White spaces
Today’s communications law class focused on the 700 MHz auction, the white spaces, and a discussion of the relative roles of Congress, the FCC, and the courts in communications law.
I did my best to convince the class that the white spaces proceeding is really exciting. Huge! Lots of spectrum, potentially available for portable, unlicensed uses! A whole world of opportunistic, clever devices will open up!
They were polite about it. One student wisely said that he thought the Commission would stall until after the new president has been inaugurated. Nothing’s going to happen, he said. It’s too political and difficult right now.
He’s probably right. Sprint, T-Mobile and rural carriers recently said that the white spaces should be used only for fixed, licensed purposes (provision of backhaul). CTIA is claiming that the results of the 700 MHz auction indicate that licensed use of the white spaces would be appropriate:
Many advocates for white space unlicensing . . . tout in-home networking and improved WiFi as likely uses of the spectrum. Filling up the white space with low-power, short range services like these would be wasteful and inefficient, however. Indeed, the white space is “overqualified” for such use, which “would amount to using land in downtown Tokyo to grow rice.” A far superior approach would be to optimize the opportunity for long-range services. While such services typically require significant investment, an unlicensed environment offers no protection from low-power devices and competing uses in the band.

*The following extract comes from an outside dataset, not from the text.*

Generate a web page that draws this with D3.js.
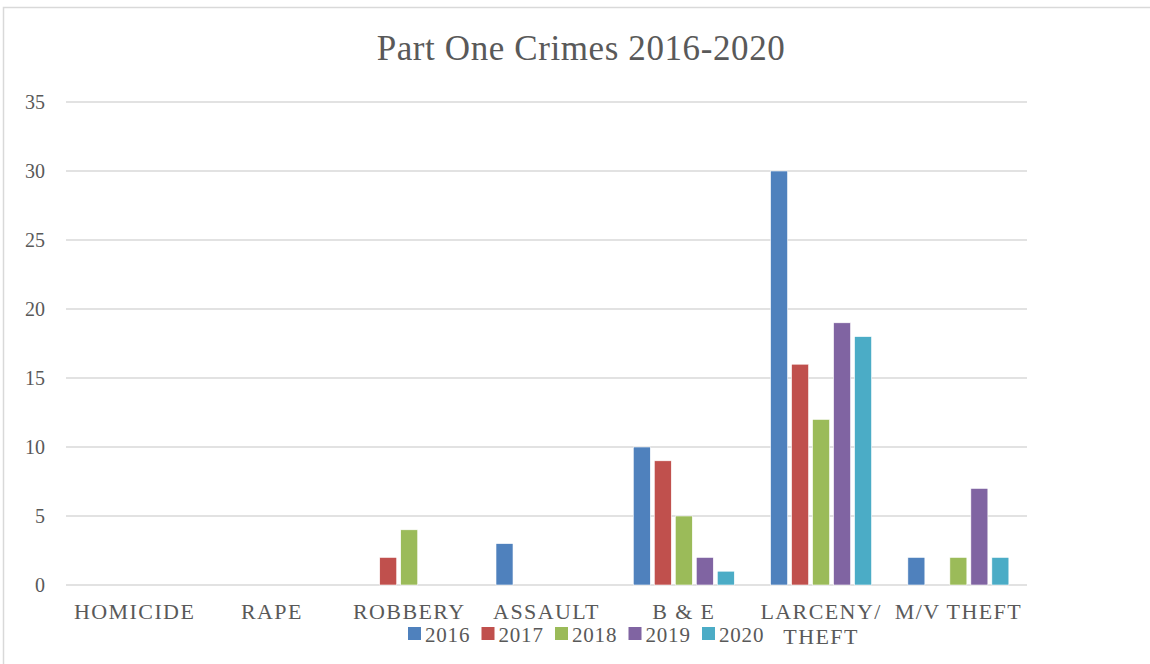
<!DOCTYPE html>
<html><head><meta charset="utf-8">
<script src="https://cdn.jsdelivr.net/npm/d3@7"></script>
<style>body{margin:0;background:#fff}svg{display:block}text{font-family:"Liberation Serif","DejaVu Serif",serif;fill:#595959}</style>
</head><body><svg id="c" width="1150" height="664"></svg>
<script>
const categories = ["HOMICIDE","RAPE","ROBBERY","ASSAULT","B & E","LARCENY/ THEFT","M/V THEFT"];
const years = ["2016","2017","2018","2019","2020"];
const s2016 = [0,0,0,3,10,30,2];
const s2017 = [0,0,2,0,9,16,0];
const s2018 = [0,0,4,0,5,12,2];
const s2019 = [0,0,0,0,2,19,7];
const s2020 = [0,0,0,0,1,18,2];
const colors = ["#4F81BD","#C0504D","#9BBB59","#8064A2","#4BACC6"];
const yTicks = [0,5,10,15,20,25,30,35];
const series = [s2016,s2017,s2018,s2019,s2020];

const svg = d3.select("#c");
svg.append("rect").attr("x",3.5).attr("y",7.5).attr("width",1200).attr("height",700)
  .attr("fill","#fff").attr("stroke","#d9d9d9").attr("stroke-width",1.5);

const L=66,R=1027,T=102,B=585;
const x = d3.scaleBand().domain(categories).range([L,R]).paddingInner(0).paddingOuter(0);
const y = d3.scaleLinear().domain([0,35]).range([B,T]);
const groupW = 101;
const xs = d3.scaleBand().domain(years).range([0,groupW]).paddingInner(0.19).paddingOuter(0);

svg.append("text").attr("x",581).attr("y",60).attr("text-anchor","middle")
  .style("font-size","35px").style("letter-spacing","0.6px").text("Part One Crimes 2016-2020");

const g = svg.append("g");
g.selectAll("line.grid").data(yTicks).enter().append("line")
  .attr("x1",L).attr("x2",R).attr("y1",d=>y(d)).attr("y2",d=>y(d))
  .attr("stroke","#d9d9d9").attr("stroke-width",1.5);

const yAxis = d3.axisLeft(y).tickValues(yTicks).tickSize(0).tickPadding(0);
const ya = svg.append("g").attr("transform","translate(45,0)").call(yAxis);
ya.select(".domain").remove();
ya.selectAll("text").style("font-size","20px").attr("fill","#595959").style("font-family","Liberation Serif");

categories.forEach((c,ci)=>{
  const gx = x(c)+x.bandwidth()/2-groupW/2;
  years.forEach((yr,si)=>{
    const v = series[si][ci];
    if(v<=0) return;
    svg.append("rect").attr("x",gx+xs(yr)).attr("width",xs.bandwidth())
      .attr("y",y(v)).attr("height",y(0)-y(v)).attr("fill",colors[si])
      .attr("stroke","#fff").attr("stroke-width",0.6);
  });
});

const xAxis = d3.axisBottom(x).tickSize(0).tickPadding(0);
const xa = svg.append("g").attr("transform",`translate(0,${B})`).call(xAxis);
xa.select(".domain").remove();
xa.selectAll(".tick text").each(function(d){
  const t = d3.select(this); t.text(null).attr("y",0).attr("dy",null)
   .style("font-size","22px").style("letter-spacing","1.4px").attr("fill","#595959").style("font-family","Liberation Serif");
  const parts = d==="LARCENY/ THEFT" ? ["LARCENY/","THEFT"] : [d];
  parts.forEach((p,i)=>t.append("tspan").attr("x",0).attr("y",34+i*25).text(p));
});

const leg = svg.append("g");
years.forEach((yr,i)=>{
  const lx = 408+i*73.5;
  leg.append("rect").attr("x",lx).attr("y",627).attr("width",13).attr("height",13).attr("fill",colors[i]);
  leg.append("text").attr("x",lx+17).attr("y",642).style("font-size","21px").style("letter-spacing","0.8px").text(yr);
});
</script></body></html>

An unlicensed environment significantly deters potential investment in infrastructure necessary for long-range service – indeed, even with several hundred MHz of unlicensed spectrum already set aside, a nationwide unlicensed network has never been built.
But the whole point of the unlicensed idea is that it doesn’t have to lead to the construction of a national network to be wildly successful - 802.11 hotspots aren’t a national network, yet they’ve changed the way we use PCs and dual-band phones.
Let’s hope the next administration will get this idea.